---------- STORED RECORDS ----------

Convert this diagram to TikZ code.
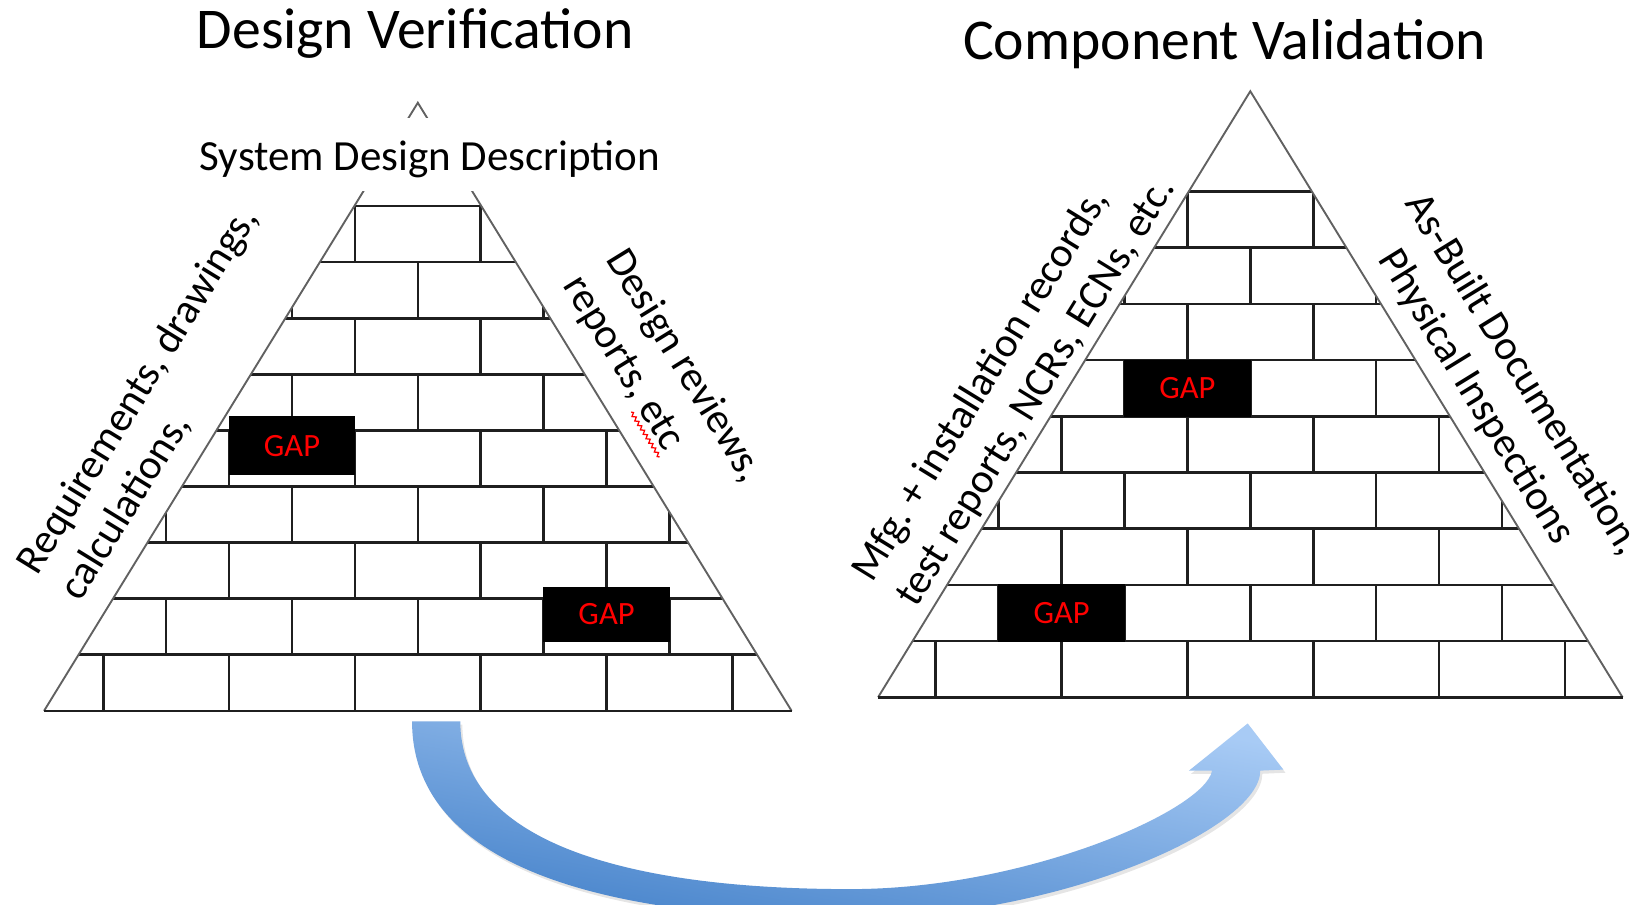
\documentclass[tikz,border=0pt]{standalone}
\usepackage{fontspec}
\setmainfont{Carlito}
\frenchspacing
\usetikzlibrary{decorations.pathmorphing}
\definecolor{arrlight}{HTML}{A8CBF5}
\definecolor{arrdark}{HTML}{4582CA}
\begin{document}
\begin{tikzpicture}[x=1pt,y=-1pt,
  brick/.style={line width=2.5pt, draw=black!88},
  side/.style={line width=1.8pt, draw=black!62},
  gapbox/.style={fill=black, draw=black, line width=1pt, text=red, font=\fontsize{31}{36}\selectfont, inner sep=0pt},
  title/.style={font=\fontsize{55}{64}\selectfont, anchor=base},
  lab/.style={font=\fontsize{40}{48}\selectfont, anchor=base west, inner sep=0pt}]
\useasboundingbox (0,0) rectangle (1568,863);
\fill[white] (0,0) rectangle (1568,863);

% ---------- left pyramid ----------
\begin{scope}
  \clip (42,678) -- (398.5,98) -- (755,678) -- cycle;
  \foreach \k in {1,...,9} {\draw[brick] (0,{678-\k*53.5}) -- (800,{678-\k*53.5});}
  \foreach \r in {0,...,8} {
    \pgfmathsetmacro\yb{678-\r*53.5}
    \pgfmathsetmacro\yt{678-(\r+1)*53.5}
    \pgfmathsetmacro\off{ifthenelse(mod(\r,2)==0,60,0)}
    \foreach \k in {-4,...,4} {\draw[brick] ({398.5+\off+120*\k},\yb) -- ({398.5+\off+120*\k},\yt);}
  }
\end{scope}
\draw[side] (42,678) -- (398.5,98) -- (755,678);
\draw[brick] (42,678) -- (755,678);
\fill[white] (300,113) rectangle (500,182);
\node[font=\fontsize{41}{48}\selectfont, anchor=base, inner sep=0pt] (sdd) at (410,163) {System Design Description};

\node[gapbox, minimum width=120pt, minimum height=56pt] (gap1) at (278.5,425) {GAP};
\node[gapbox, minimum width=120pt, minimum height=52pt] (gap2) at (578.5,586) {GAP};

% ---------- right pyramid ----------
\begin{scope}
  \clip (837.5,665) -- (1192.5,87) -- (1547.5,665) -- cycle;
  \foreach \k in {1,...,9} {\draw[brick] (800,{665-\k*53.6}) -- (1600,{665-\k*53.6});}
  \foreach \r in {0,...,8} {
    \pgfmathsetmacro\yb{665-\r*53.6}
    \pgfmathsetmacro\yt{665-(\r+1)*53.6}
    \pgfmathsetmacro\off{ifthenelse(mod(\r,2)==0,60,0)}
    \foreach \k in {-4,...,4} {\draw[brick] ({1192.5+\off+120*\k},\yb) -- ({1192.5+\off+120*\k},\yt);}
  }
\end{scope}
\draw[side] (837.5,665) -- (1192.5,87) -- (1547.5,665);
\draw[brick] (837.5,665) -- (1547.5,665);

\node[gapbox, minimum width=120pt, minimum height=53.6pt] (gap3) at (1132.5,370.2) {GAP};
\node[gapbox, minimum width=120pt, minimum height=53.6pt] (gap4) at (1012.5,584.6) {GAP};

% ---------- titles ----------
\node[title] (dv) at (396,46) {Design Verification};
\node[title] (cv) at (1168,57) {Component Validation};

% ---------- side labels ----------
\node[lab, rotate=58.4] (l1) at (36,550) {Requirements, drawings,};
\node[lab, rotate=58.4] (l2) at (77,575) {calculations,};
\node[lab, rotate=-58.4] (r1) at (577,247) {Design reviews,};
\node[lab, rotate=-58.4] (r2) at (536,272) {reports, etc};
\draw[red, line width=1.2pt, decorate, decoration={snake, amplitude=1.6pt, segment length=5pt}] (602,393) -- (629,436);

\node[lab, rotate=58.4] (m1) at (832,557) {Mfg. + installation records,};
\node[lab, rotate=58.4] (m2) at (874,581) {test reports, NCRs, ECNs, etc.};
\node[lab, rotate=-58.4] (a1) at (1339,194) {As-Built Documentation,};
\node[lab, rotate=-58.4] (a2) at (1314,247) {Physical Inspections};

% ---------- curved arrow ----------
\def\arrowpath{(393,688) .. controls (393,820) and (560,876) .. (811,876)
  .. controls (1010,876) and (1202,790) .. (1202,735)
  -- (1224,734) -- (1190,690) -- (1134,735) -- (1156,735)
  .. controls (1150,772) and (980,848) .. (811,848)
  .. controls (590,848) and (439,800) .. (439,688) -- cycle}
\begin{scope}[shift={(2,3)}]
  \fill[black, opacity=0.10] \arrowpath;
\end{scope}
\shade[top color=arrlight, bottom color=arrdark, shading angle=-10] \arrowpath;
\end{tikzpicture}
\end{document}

----------
---------- STORED RECORDS ----------

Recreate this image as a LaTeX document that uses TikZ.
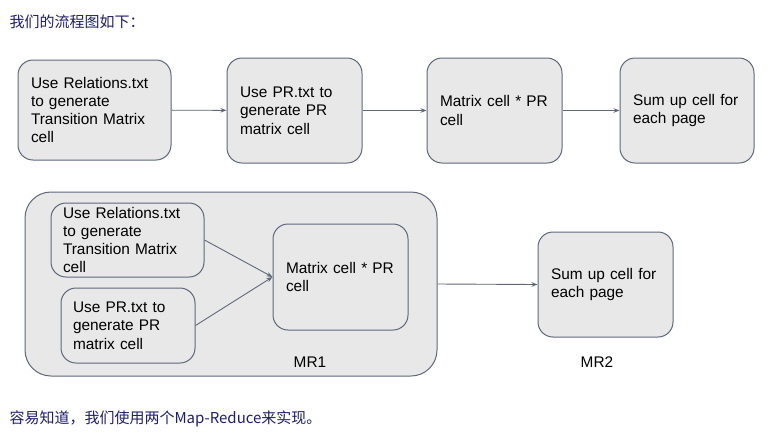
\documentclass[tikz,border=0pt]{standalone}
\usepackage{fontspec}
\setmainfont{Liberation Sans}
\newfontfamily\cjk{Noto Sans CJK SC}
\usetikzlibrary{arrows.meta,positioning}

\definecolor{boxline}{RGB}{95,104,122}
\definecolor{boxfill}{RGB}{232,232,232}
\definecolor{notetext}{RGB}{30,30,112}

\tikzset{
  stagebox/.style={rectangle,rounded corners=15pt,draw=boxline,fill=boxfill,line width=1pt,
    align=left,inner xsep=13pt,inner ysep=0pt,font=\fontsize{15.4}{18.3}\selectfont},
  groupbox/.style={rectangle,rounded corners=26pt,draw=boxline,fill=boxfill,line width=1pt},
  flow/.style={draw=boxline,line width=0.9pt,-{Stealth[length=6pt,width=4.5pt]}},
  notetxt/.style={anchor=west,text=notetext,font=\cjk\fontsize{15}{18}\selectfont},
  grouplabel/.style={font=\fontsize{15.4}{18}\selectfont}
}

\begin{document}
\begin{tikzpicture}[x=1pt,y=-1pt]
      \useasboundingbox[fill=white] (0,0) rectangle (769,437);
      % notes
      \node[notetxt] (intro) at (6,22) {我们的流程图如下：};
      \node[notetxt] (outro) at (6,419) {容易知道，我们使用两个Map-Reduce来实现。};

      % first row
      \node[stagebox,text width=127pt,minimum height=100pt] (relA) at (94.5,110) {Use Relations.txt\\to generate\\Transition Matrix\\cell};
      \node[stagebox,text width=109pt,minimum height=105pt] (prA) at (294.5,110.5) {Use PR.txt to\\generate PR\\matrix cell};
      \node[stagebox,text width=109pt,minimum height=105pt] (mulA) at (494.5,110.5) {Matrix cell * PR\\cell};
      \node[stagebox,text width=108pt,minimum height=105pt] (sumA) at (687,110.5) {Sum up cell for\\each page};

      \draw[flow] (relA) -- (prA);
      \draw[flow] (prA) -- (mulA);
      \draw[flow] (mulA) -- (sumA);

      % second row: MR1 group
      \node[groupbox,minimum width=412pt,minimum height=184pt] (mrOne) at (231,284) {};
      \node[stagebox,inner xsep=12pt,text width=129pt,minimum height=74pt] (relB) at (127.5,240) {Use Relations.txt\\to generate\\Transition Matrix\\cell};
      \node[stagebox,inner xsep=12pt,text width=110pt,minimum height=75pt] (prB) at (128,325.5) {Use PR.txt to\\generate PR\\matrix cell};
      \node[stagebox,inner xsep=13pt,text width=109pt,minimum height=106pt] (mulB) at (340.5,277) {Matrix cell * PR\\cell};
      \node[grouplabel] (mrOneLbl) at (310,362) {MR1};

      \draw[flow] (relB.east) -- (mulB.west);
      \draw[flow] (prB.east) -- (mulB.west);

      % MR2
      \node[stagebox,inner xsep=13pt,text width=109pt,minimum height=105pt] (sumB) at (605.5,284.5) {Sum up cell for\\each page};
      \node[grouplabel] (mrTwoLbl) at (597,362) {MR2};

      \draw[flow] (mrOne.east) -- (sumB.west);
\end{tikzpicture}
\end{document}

----------

> [INSTRUCTIONS TO FOLLOW] In the listing, find every line containing the word "this" and list it.

> [REPLY TO THE TASK]
Convert this diagram to TikZ code.
Recreate this image as a LaTeX document that uses TikZ.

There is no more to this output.